Independent private institution overview
- Formed: January 17, 2014
- Headquarters: Jakarta, Indonesia
- Key document: Law No.33/2009 on Cinema;
- Website: www.bpi.or.id

= Indonesian Film Board =

The Indonesian Film Board (Indonesian: Badan Perfilman Indonesia; BPI) is an independent private institution responsible for cultivating a strong, competitive, and culturally impactful film industry in Indonesia. It also serves as a platform for film organizations and professional associations across the country. Its primary duties and functions include organizing domestic film festivals, representing Indonesian cinema at international festivals, promoting Indonesia as a prime shooting location for foreign film productions to stimulate local film-related businesses, advising on industry development, recognizing film achievements, and facilitating funding for exceptional films which contribute to the national film culture. The board is officially recognized by the president of Indonesia.

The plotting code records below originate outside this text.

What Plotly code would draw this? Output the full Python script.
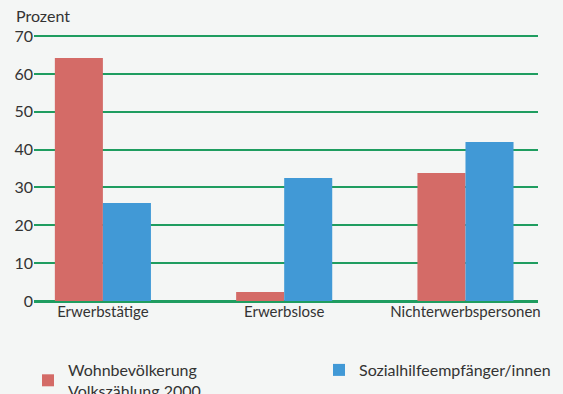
import plotly.graph_objects as go

categories = ["Erwerbstätige", "Erwerbslose", "Nichterwerbspersonen"]
wohn = [64.2, 2.4, 33.8]
sozial = [25.9, 32.5, 42.0]
series_names = ["Wohnbevölkerung<br>Volkszählung 2000", "Sozialhilfeempfänger/innen"]
y_ticks = [0, 10, 20, 30, 40, 50, 60, 70]

font_family = "Lato, 'Open Sans', sans-serif"
W, H = 563, 394
fig = go.Figure()
fig.add_trace(go.Bar(x=categories, y=wohn, name=series_names[0], legend="legend",
                     marker=dict(color="#d46b67", line_width=0)))
fig.add_trace(go.Bar(x=categories, y=sozial, name=series_names[1], legend="legend2",
                     marker=dict(color="#4199d6", line_width=0)))

leg_common = dict(xref="container", yref="container", yanchor="top", xanchor="left",
                  font=dict(size=16, color="#333333"), itemwidth=30,
                  bgcolor="rgba(0,0,0,0)")
fig.update_layout(
    width=W, height=H,
    margin=dict(l=34, r=25, t=34, b=93, autoexpand=False),
    paper_bgcolor="#f4f6f5", plot_bgcolor="#f4f6f5",
    barmode="group", bargap=0.47, bargroupgap=0,
    font=dict(family=font_family, size=15, color="#333333"),
    showlegend=True,
    legend=dict(x=28 / W, y=1 - 353 / H, **leg_common),
    legend2=dict(x=319 / W, y=1 - 353 / H, **leg_common),
    annotations=[dict(text="Prozent", xref="paper", yref="paper", x=-20 / 504, y=1 + 7 / 267,
                      xanchor="left", yanchor="bottom", showarrow=False,
                      font=dict(size=16, color="#333333"))],
)
fig.update_xaxes(range=[-0.38, 2.40], showgrid=False, showline=False, ticks="",
                 tickfont=dict(size=15), fixedrange=True)
fig.update_yaxes(range=[0, 70.55], tickvals=y_ticks, showgrid=True, gridcolor="#1f9d60",
                 gridwidth=1.5, zeroline=True, zerolinecolor="#1f9d60", zerolinewidth=2.5,
                 showline=False, ticks="", tickfont=dict(size=16), fixedrange=True)

fig.write_html("out.html")
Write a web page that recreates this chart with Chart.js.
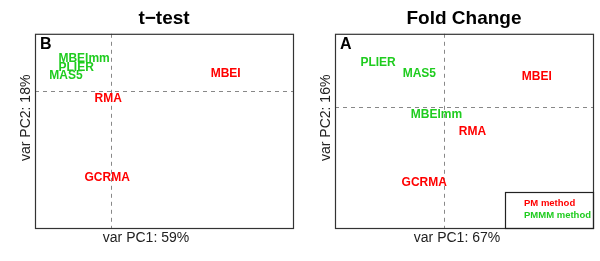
<!DOCTYPE html>
<html>
<head>
<meta charset="utf-8">
<script src="https://cdn.jsdelivr.net/npm/chart.js@4.4.1/dist/chart.umd.min.js"></script>
<style>
  html, body { margin: 0; padding: 0; background: #fff; }
  #wrap { width: 600px; height: 261px; display: flex; }
  .panel { width: 300px; height: 261px; position: relative; }
</style>
</head>
<body>
<div id="wrap">
  <div class="panel"><canvas id="graficoTTest"></canvas></div>
  <div class="panel"><canvas id="graficoFold"></canvas></div>
</div>
<script>
// Metodos (mismo orden en los dos paneles)
const metodos = ['MBEImm', 'PLIER', 'MAS5', 'MBEI', 'RMA', 'GCRMA'];
const tipoMetodo = ['PMMM', 'PMMM', 'PMMM', 'PM', 'PM', 'PM'];

// Panel B: t-test
const ttestPC1 = [-1.07, -1.38, -1.78, 4.50, -0.12, -0.16];
const ttestPC2 = [1.68, 1.21, 0.79, 0.89, -0.42, -4.57];
const ttestRangoX = [-3, 7.15];
const ttestRangoY = [-7.2, 3];

// Panel A: Fold Change
const foldPC1 = [-0.31, -2.57, -0.97, 3.58, 1.09, -0.78];
const foldPC2 = [-0.41, 2.27, 1.70, 1.55, -1.29, -3.92];
const foldRangoX = [-4.24, 5.76];
const foldRangoY = [-6.24, 3.76];

const coloresTipo = { PM: '#ff0000', PMMM: '#1fcc1f' };
const leyenda = [['PM method', 'PM'], ['PMMM method', 'PMMM']];
const fuente = '"Liberation Sans", Arial, Helvetica, sans-serif';

// Plugin que dibuja caja, lineas punteadas, etiquetas y textos de ejes
const pluginPCA = {
    id: 'pluginPCA',
    afterDraw(chart) {
        const cfg = chart.options.plugins.pluginPCA;
        const ctx = chart.ctx;
        const area = chart.chartArea;
        const sx = chart.scales.x, sy = chart.scales.y;
        ctx.save();

        // lineas punteadas en cero
        ctx.strokeStyle = '#888';
        ctx.lineWidth = 1;
        ctx.setLineDash([4, 4]);
        const x0 = Math.round(sx.getPixelForValue(0)) + 0.5;
        const y0 = Math.round(sy.getPixelForValue(0)) + 0.5;
        ctx.beginPath();
        ctx.moveTo(x0, area.top); ctx.lineTo(x0, area.bottom);
        ctx.moveTo(area.left, y0); ctx.lineTo(area.right, y0);
        ctx.stroke();
        ctx.setLineDash([]);

        // etiquetas de los metodos
        ctx.font = 'bold 12px ' + fuente;
        ctx.textAlign = 'center';
        ctx.textBaseline = 'middle';
        const ds = chart.data.datasets[0];
        ds.data.forEach((p, i) => {
            ctx.fillStyle = coloresTipo[tipoMetodo[i]];
            ctx.fillText(metodos[i], sx.getPixelForValue(p.x), sy.getPixelForValue(p.y));
        });

        // caja
        ctx.strokeStyle = '#333';
        ctx.lineWidth = 1.2;
        ctx.strokeRect(area.left + 0.5, area.top + 0.5, area.right - area.left, area.bottom - area.top);

        // letra del panel
        ctx.fillStyle = '#000';
        ctx.font = 'bold 16px ' + fuente;
        ctx.textAlign = 'left';
        ctx.fillText(cfg.letra, area.left + 5, area.top + 11);

        // titulos de ejes
        ctx.fillStyle = '#222';
        ctx.font = '14px ' + fuente;
        ctx.textAlign = 'center';
        ctx.fillText(cfg.ejeX, area.left + cfg.desplX, area.bottom + 10);
        ctx.translate(area.left - 9, area.top + cfg.desplY);
        ctx.rotate(-Math.PI / 2);
        ctx.fillText(cfg.ejeY, 0, 0);
        ctx.setTransform(1, 0, 0, 1, 0, 0);

        // leyenda
        if (cfg.leyenda) {
            ctx.strokeStyle = '#222';
            ctx.lineWidth = 1.2;
            ctx.strokeRect(area.right - 88 + 0.5, area.bottom - 36 + 0.5, 88, 36);
            ctx.font = 'bold 9.5px ' + fuente;
            ctx.textAlign = 'left';
            leyenda.forEach((l, i) => {
                ctx.fillStyle = coloresTipo[l[1]];
                ctx.fillText(l[0], area.right - 69, area.bottom - 25 + i * 12);
            });
        }
        ctx.restore();
    }
};

function GraficoPCA(idCanvas, titulo, pc1, pc2, rangoX, rangoY, extra) {
    const ctx = document.getElementById(idCanvas).getContext('2d');
    return new Chart(ctx, {
        type: 'scatter',
        data: {
            datasets: [{
                data: pc1.map((x, i) => ({ x: x, y: pc2[i] })),
                pointRadius: 0,
                pointHoverRadius: 0
            }]
        },
        options: {
            responsive: false,
            animation: false,
            events: [],
            layout: { padding: { left: 35, right: 7, top: 0, bottom: 33 } },
            scales: {
                x: { type: 'linear', min: rangoX[0], max: rangoX[1], display: false },
                y: { type: 'linear', min: rangoY[0], max: rangoY[1], display: false }
            },
            plugins: {
                legend: { display: false },
                tooltip: { enabled: false },
                title: {
                    display: true,
                    text: titulo,
                    color: '#000',
                    font: { family: fuente, size: 19, weight: 'bold' },
                    padding: { top: 7, bottom: 4 }
                },
                pluginPCA: extra
            }
        },
        plugins: [pluginPCA]
    });
}

document.getElementById('graficoTTest').width = 300;
document.getElementById('graficoTTest').height = 261;
document.getElementById('graficoFold').width = 300;
document.getElementById('graficoFold').height = 261;

GraficoPCA('graficoTTest', 't\u2212test', ttestPC1, ttestPC2, ttestRangoX, ttestRangoY,
    { letra: 'B', ejeX: 'var PC1: 59%', ejeY: 'var PC2: 18%', desplX: 111, desplY: 84, leyenda: false });
GraficoPCA('graficoFold', 'Fold Change', foldPC1, foldPC2, foldRangoX, foldRangoY,
    { letra: 'A', ejeX: 'var PC1: 67%', ejeY: 'var PC2: 16%', desplX: 122, desplY: 84, leyenda: true });
</script>
</body>
</html>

The board was formed under Law No.33/2009 on Cinema. According to Article 67 of said law, the public has a role to play in film organization, and to strengthen this participation, the Indonesian Film Board was thus formed (as per Article 68). Although mandated by the Cinema Law in 2009, the Indonesian Film Board was only officially established five years later on January 17, 2014, during the closing session of the two-day General Assembly on its establishment, which took place from January 15 to 17, 2014, in Jakarta.

== Legal Issues ==
The Indonesian Film Board's legal status as an "independent private institution" as stated in Article 68(3) of the Cinema Law has led to government officials misinterpreting this as meaning that the board is ineligible for government funding. As a result, government ministries have been reluctant to allocate funds. However, Article 70(2) of the Cinema Law and a subsequent presidential decree explicitly allow the board to receive funding from state and regional budgets. Despite these provisions however, the board received no financial support from the government during its early years.

To prevent further confusion, there have been calls to redesignate the board's status as a Non-ministerial Government Institution or as a State Institution. Such a redesignation would clarify the board's eligibility for government support.